Positrons as High Sensitive and Non-Destructive Probes for Nanomaterials (instrument NEPOMUC)
In material science and surface physics positron annihilation is used as a non-destructive technique for the investigation of the microstructure and defects on an atomic scale. Since the annihilation parameters depend on the local electronic structure, measurement of the positron lifetime and exact energy distribution of the annihilation radiation reveals material defects with high sensitivity. Therefore, open volume defects such as vacancies, dislocations or grain boundaries on the nanometer scale in metals and semiconductors can be investigated. In addition, information about the size of nanovoids and the free volume in anorganic amorphous materials and polymers is experimentally accessible.

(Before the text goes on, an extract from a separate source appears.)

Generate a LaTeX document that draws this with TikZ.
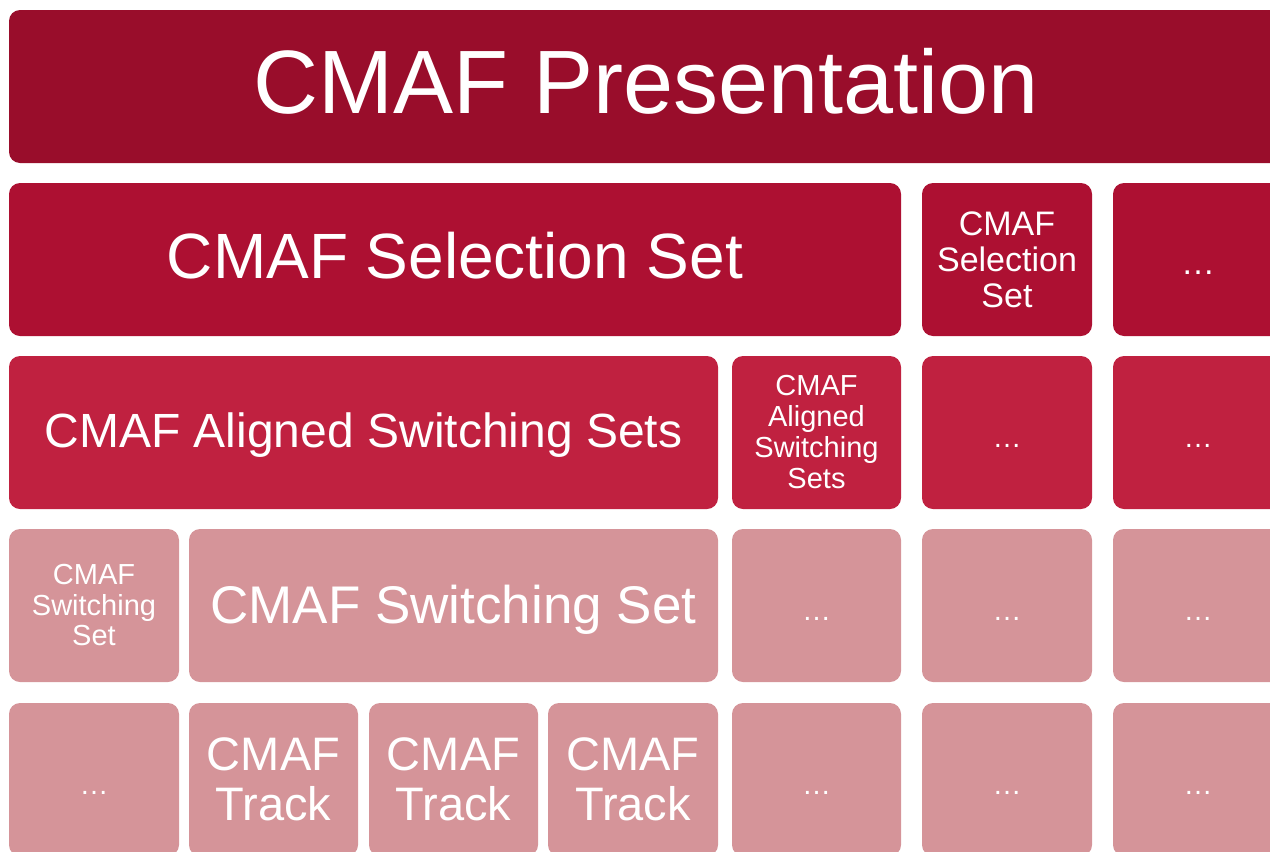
\documentclass[tikz,border=0pt]{standalone}
\usepackage{fontspec}
\setmainfont{Liberation Sans}
\usetikzlibrary{positioning}
\definecolor{presred}{RGB}{153,13,43}
\definecolor{selred}{RGB}{173,16,50}
\definecolor{alignred}{RGB}{192,33,64}
\definecolor{switchpink}{RGB}{213,148,153}
\newcommand{\fs}[2]{\fontsize{#1}{#2}\selectfont}
\tikzset{
  tile/.style={rounded corners=11pt,inner sep=0pt,outer sep=0pt,minimum height=153pt,
    text=white,align=center,anchor=north west},
  small/.style={tile,minimum width=170pt},
  pres/.style={tile,fill=presred},
  sel/.style={tile,fill=selred},
  alig/.style={tile,fill=alignred},
  swit/.style={tile,fill=switchpink},
  more/.style={text height=30pt,text depth=0pt},
  oneline/.style={text height=#1,text depth=0pt}
}
\begin{document}
\begin{tikzpicture}[x=1pt,y=-1pt]
\clip (0,0) rectangle (1270,852);
% presentation
\node[pres,minimum width=1274pt,font=\fs{90}{100},oneline=53.4pt] (pres) at (9,10) {CMAF Presentation};
% selection sets
\node[sel,minimum width=892pt,font=\fs{64}{70},oneline=38.8pt] (sel1) at (9,183) {CMAF Selection Set};
\node[sel,small,font=\fs{34}{36}] (sel2) at (922,183) {CMAF\\Selection\\Set};
\node[sel,small,font=\fs{34}{36},more] (sel3) at (1113,183) {…};
% aligned switching sets
\node[alig,minimum width=709pt,font=\fs{48}{52},oneline=29.4pt] (al1) at (9,356) {CMAF Aligned Switching Sets};
\node[alig,minimum width=169pt,font=\fs{29}{31}] (al2) at (732,356) {CMAF\\Aligned\\Switching\\Sets};
\node[alig,small,font=\fs{29}{31},more] (al3) at (922,356) {…};
\node[alig,small,font=\fs{29}{31},more] (al4) at (1113,356) {…};
% switching sets
\node[swit,small,font=\fs{29}{30.5}] (sw1) at (9,529) {CMAF\\Switching\\Set};
\node[swit,minimum width=529pt,font=\fs{53}{58},oneline=35pt] (sw2) at (189,529) {CMAF Switching Set};
\node[swit,minimum width=169pt,font=\fs{29}{31},more] (sw3) at (732,529) {…};
\node[swit,small,font=\fs{29}{31},more] (sw4) at (922,529) {…};
\node[swit,small,font=\fs{29}{31},more] (sw5) at (1113,529) {…};
% tracks
\node[swit,small,font=\fs{29}{31},more] (tr1) at (9,703) {…};
\node[swit,minimum width=169pt,font=\fs{47}{50}] (tr2) at (189,703) {CMAF\\Track};
\node[swit,minimum width=169pt,font=\fs{47}{50}] (tr3) at (369,703) {CMAF\\Track};
\node[swit,minimum width=170pt,font=\fs{47}{50}] (tr4) at (548,703) {CMAF\\Track};
\node[swit,minimum width=169pt,font=\fs{29}{31},more] (tr5) at (732,703) {…};
\node[swit,small,font=\fs{29}{31},more] (tr6) at (922,703) {…};
\node[swit,small,font=\fs{29}{31},more] (tr7) at (1113,703) {…};
\end{tikzpicture}
\end{document}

Defect spectroscopy in the near surface region of samples using slow positrons is performed at the positron beam facility NEPOMUC – NEutron induced POsitron source MUniCh. In these experiments, a monoenergetic positron beam is focused onto a sample with a variable material dependent implantation depth which ranges from the surface to about 1500 nm. After thermalisation the positron diffuses through the bulk with a typical diffusion length of 100 nm and annihilates together with an electron of the sample material into two 511 keV γ-quanta.
In a new approach, the chemical information of the positron annihilation site, i.e. the elemental surrounding of open volume defects, could be revealed. Heated brass was chosen as model system in order to show the elemental signature in a first positron. The figure shows the fingerprint of Zn and Cu of the normalized annihilation line for E > 511 keV due to the different electron momentum distribution of these elements. With increasing temperature, i.e. less zinc concentration of the brass sample, the energy distribution approaches the curve recorded for pure copper.